There was a time not so long ago when there was no such thing as a cash machine. If you wanted to withdraw some money, you had to go into a building and speak to a teller. Now, of course, it is possible to get cash from one       of 1.6 million automated telling machines (ATM) worldwide, in stores, cinemas and even the southern rim of the Grand Canyon .

Exactly who we have to thank for this stroke of technological banking genius is a matter of some controvercy. Luther George Simjian, a prolific inventer of his time, devised the very first "Cash point" in 1939. Installed by the city bank of New York this cash machine saw  little use except with "....prostitutes and gamblers who don't want to deal with tellers face to face."This machine was removed.

There followed a lull in the history of the cashpoint that lasted for nearly thirty years.
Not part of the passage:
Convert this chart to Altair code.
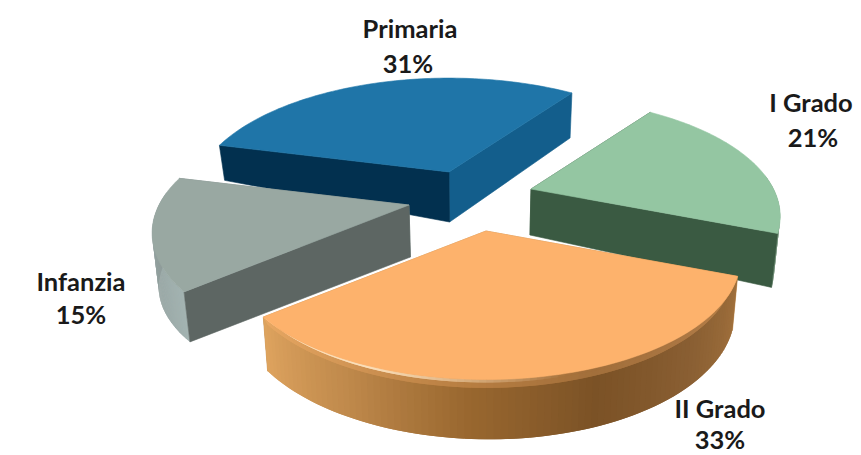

Then in 1967, John Sherpherd - Barron (b. 1925), an inventer of Scottish descent, had an idea in the bath for a machine that will give you money, anywhere in the world, and the ATM was reborn. The first one was installed in Enfield, North London, in 1967. This early cashmachine was operated by a "token" resembling a check impregnated with radioactive material, which was verified against a four-digit persional identification number (PIN code). Why four digit? Because that is the most the inventor's wife could remember.

The first plastic card-operated ATM was invented by Texan Don Wetzel a short time later and some people (including the Smithsonian Institution) credit him with being the inventor of ATM.